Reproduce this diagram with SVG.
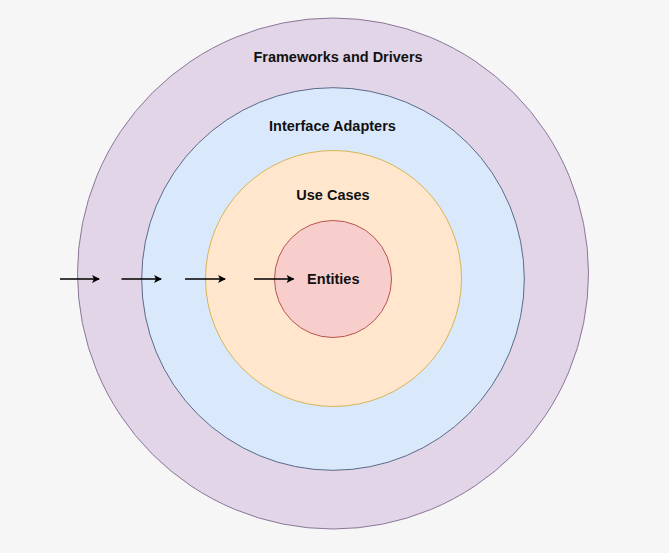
<svg xmlns="http://www.w3.org/2000/svg" width="669" height="553" viewBox="0 0 669 553">
<defs>
<style>
.lbl{font-family:"Liberation Sans",Arial,Helvetica,sans-serif;font-weight:bold;font-size:14.5px;fill:#111;text-anchor:middle}
.ring{stroke-width:1}
.arr{stroke:#000;stroke-width:1.4;fill:none;marker-end:url(#ah)}
</style>
<marker id="ah" markerWidth="10" markerHeight="10" refX="8" refY="5" orient="auto" markerUnits="userSpaceOnUse">
<path d="M1,1 L9,5 L1,9 L3,5 Z" fill="#000"/>
</marker>
</defs>
<rect width="669" height="553" fill="#f6f6f6"/>
<g id="frameworks">
<ellipse class="ring" cx="333" cy="273.5" rx="255.5" ry="255.5" fill="#e1d5e7" stroke="#8b7799"/>
<text class="lbl" x="338" y="62">Frameworks and Drivers</text>
</g>
<g id="adapters">
<circle class="ring" cx="333" cy="279" r="191.3" fill="#dae8fc" stroke="#5a6a88"/>
<text class="lbl" x="332.5" y="131">Interface Adapters</text>
</g>
<g id="usecases">
<circle class="ring" cx="333.5" cy="278.5" r="128" fill="#ffe6cc" stroke="#d6b656"/>
<text class="lbl" x="333" y="199.5">Use Cases</text>
</g>
<g id="entities">
<circle class="ring" cx="333" cy="279" r="58.5" fill="#f8cecc" stroke="#b85450"/>
<text class="lbl" x="333.3" y="283.5">Entities</text>
</g>
<g id="connectors">
<line class="arr" x1="60" y1="279" x2="99" y2="279"/>
<line class="arr" x1="121.5" y1="279" x2="161" y2="279"/>
<line class="arr" x1="185" y1="279" x2="225" y2="279"/>
<line class="arr" x1="254" y1="279" x2="293.5" y2="279"/>
</g>
</svg>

○ ○ ○

The material above holds pictures; copy everything else in it exactly.

■ **Exercise answer**
Reproduce this diagram with SVG.
<svg xmlns="http://www.w3.org/2000/svg" width="669" height="553" viewBox="0 0 669 553">
<defs>
<style>
.lbl{font-family:"Liberation Sans",Arial,Helvetica,sans-serif;font-weight:bold;font-size:14.5px;fill:#111;text-anchor:middle}
.ring{stroke-width:1}
.arr{stroke:#000;stroke-width:1.4;fill:none;marker-end:url(#ah)}
</style>
<marker id="ah" markerWidth="10" markerHeight="10" refX="8" refY="5" orient="auto" markerUnits="userSpaceOnUse">
<path d="M1,1 L9,5 L1,9 L3,5 Z" fill="#000"/>
</marker>
</defs>
<rect width="669" height="553" fill="#f6f6f6"/>
<g id="frameworks">
<ellipse class="ring" cx="333" cy="273.5" rx="255.5" ry="255.5" fill="#e1d5e7" stroke="#8b7799"/>
<text class="lbl" x="338" y="62">Frameworks and Drivers</text>
</g>
<g id="adapters">
<circle class="ring" cx="333" cy="279" r="191.3" fill="#dae8fc" stroke="#5a6a88"/>
<text class="lbl" x="332.5" y="131">Interface Adapters</text>
</g>
<g id="usecases">
<circle class="ring" cx="333.5" cy="278.5" r="128" fill="#ffe6cc" stroke="#d6b656"/>
<text class="lbl" x="333" y="199.5">Use Cases</text>
</g>
<g id="entities">
<circle class="ring" cx="333" cy="279" r="58.5" fill="#f8cecc" stroke="#b85450"/>
<text class="lbl" x="333.3" y="283.5">Entities</text>
</g>
<g id="connectors">
<line class="arr" x1="60" y1="279" x2="99" y2="279"/>
<line class="arr" x1="121.5" y1="279" x2="161" y2="279"/>
<line class="arr" x1="185" y1="279" x2="225" y2="279"/>
<line class="arr" x1="254" y1="279" x2="293.5" y2="279"/>
</g>
</svg>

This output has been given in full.